Todo recurso que se utilice en la prevención, más que un gasto será una inversión, ya que en la medida en que se logre una incidencia efectiva en mejorar la salud de las personas, no solo se les procura un mejor nivel de vida, sino que el Estado evitará los gastos que implica el dar atención a quienes entran en una etapa crítica, sin soslayar que la prevención deberá comprender esquemas amplios de vacunación gratuita, cuando tal insumo esté disponible, para combatir el COVID-19, y prevenir otras enfermedades respiratorias graves, pero desde luego contando con el abasto oportuno, suficiente y con condiciones adecuadas de accesibilidad.
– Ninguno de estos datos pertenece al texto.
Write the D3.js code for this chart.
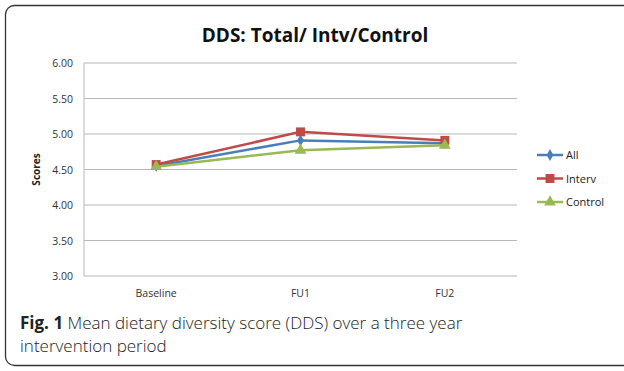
<!DOCTYPE html>
<html>
<head>
<meta charset="utf-8">
<script src="https://cdn.jsdelivr.net/npm/d3@7"></script>
<style>
  body { margin: 0; background: #fff; }
</style>
</head>
<body>
<div id="chart"></div>
<script>
// categories and series
var categories = ["Baseline", "FU1", "FU2"];
var allScores = [4.55, 4.91, 4.87];
var intervScores = [4.57, 5.03, 4.91];
var controlScores = [4.54, 4.77, 4.84];
var yTicks = [3.00, 3.50, 4.00, 4.50, 5.00, 5.50, 6.00];
var seriesNames = ["All", "Interv", "Control"];

var series = [
  {name: seriesNames[0], values: allScores, color: "#4a7ebb", symbol: d3.symbolDiamond, size: 40},
  {name: seriesNames[1], values: intervScores, color: "#be4b48", symbol: d3.symbolSquare, size: 80},
  {name: seriesNames[2], values: controlScores, color: "#98b954", symbol: d3.symbolTriangle, size: 60}
];

var width = 624, height = 371;
var plot = {left: 84, right: 517, top: 63, bottom: 276};

var svg = d3.select("#chart").append("svg")
    .attr("width", width)
    .attr("height", height);

// outer frame
svg.append("rect")
    .attr("x", 5.5).attr("y", 5.5)
    .attr("width", 640).attr("height", 360)
    .attr("rx", 9)
    .style("fill", "none")
    .style("stroke", "#333")
    .style("stroke-width", 1.3);

var x = d3.scaleBand()
    .domain(categories)
    .range([plot.left, plot.right]);

var y = d3.scaleLinear()
    .domain([3, 6])
    .range([plot.bottom, plot.top]);

// gridlines
svg.append("g")
    .selectAll("line")
    .data(yTicks)
    .enter().append("line")
    .attr("x1", plot.left).attr("x2", plot.right)
    .attr("y1", function(d) { return y(d); })
    .attr("y2", function(d) { return y(d); })
    .style("stroke", "#b8b8b8")
    .style("stroke-width", 1);

// y axis line
svg.append("line")
    .attr("x1", plot.left).attr("x2", plot.left)
    .attr("y1", plot.top).attr("y2", plot.bottom)
    .style("stroke", "#b8b8b8");

// y tick labels
svg.append("g")
    .selectAll("text")
    .data(yTicks)
    .enter().append("text")
    .attr("x", plot.left - 11)
    .attr("y", function(d) { return y(d) + 4; })
    .attr("text-anchor", "end")
    .style("font-family", "Open Sans, sans-serif")
    .style("font-size", "10.5px")
    .style("fill", "#333")
    .text(function(d) { return d.toFixed(2); });

// x tick labels
svg.append("g")
    .selectAll("text")
    .data(categories)
    .enter().append("text")
    .attr("x", function(d) { return x(d) + x.bandwidth() / 2; })
    .attr("y", plot.bottom + 21)
    .attr("text-anchor", "middle")
    .style("font-family", "Open Sans, sans-serif")
    .style("font-size", "10.5px")
    .style("fill", "#333")
    .text(function(d) { return d; });

// y axis title
svg.append("text")
    .attr("transform", "translate(40," + ((plot.top + plot.bottom) / 2) + ") rotate(-90)")
    .attr("text-anchor", "middle")
    .style("font-family", "Open Sans, sans-serif")
    .style("font-size", "10px")
    .style("font-weight", "bold")
    .style("fill", "#222")
    .text("Scores");

// title
svg.append("text")
    .attr("x", 315)
    .attr("y", 42)
    .attr("text-anchor", "middle")
    .style("font-family", "Open Sans, sans-serif")
    .style("font-size", "19px")
    .style("font-weight", "bold")
    .style("fill", "#111")
    .text("DDS: Total/ Intv/Control");

var line = d3.line()
    .x(function(d, i) { return x(categories[i]) + x.bandwidth() / 2; })
    .y(function(d) { return y(d); });

var g = svg.selectAll(".series")
    .data(series)
    .enter().append("g")
    .attr("class", "series");

g.append("path")
    .attr("d", function(d) { return line(d.values); })
    .style("fill", "none")
    .style("stroke", function(d) { return d.color; })
    .style("stroke-width", 2.5);

g.each(function(s) {
  d3.select(this).selectAll("path.mark")
      .data(s.values)
      .enter().append("path")
      .attr("class", "mark")
      .attr("transform", function(d, i) {
        return "translate(" + (x(categories[i]) + x.bandwidth() / 2) + "," + y(d) + ")";
      })
      .attr("d", d3.symbol().type(s.symbol).size(s.size))
      .style("fill", s.color);
});

// legend
var legend = svg.selectAll(".legend")
    .data(series)
    .enter().append("g")
    .attr("class", "legend")
    .attr("transform", function(d, i) { return "translate(537," + (155 + i * 23.5) + ")"; });

legend.append("line")
    .attr("x1", 0).attr("x2", 26)
    .style("stroke", function(d) { return d.color; })
    .style("stroke-width", 2.5);

legend.append("path")
    .attr("transform", "translate(13,0)")
    .attr("d", function(d) { return d3.symbol().type(d.symbol).size(d.size)(); })
    .style("fill", function(d) { return d.color; });

legend.append("text")
    .attr("x", 29)
    .attr("y", 4)
    .style("font-family", "Open Sans, sans-serif")
    .style("font-size", "11px")
    .style("fill", "#222")
    .text(function(d) { return d.name; });

// caption
var cap = svg.append("text")
    .attr("x", 20)
    .attr("y", 329)
    .style("font-family", "Open Sans, sans-serif")
    .style("font-size", "17px")
    .style("fill", "#222");
cap.append("tspan").style("font-weight", "bold").text("Fig. 1");
cap.append("tspan").style("font-weight", "300").text(" Mean dietary diversity score (DDS) over a three year");

svg.append("text")
    .attr("x", 20)
    .attr("y", 352)
    .style("font-family", "Open Sans, sans-serif")
    .style("font-size", "17px")
    .style("font-weight", "300")
    .style("fill", "#222")
    .text("intervention period");
</script>
</body>
</html>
Los retos para los sistemas públicos de salud son diversos y la inversión que se deberá llevar a cabo será muy elevada.
Las Universidades Públicas están llamadas a desempeñar un papel preponderante en la realización de investigación de vanguardia y la aportación de los conocimientos científicos, así como contribuir a la educación de las personas y toma de conciencia sobre la importancia de conocer sus derechos y hacerlos vigentes. La Universidad pública, como la Universidad Nacional Autónoma de México, ha asumido y seguirá apoyando los esfuerzos que se lleven a cabo en beneficio de México y de su sociedad, de todas y todos sus habitantes.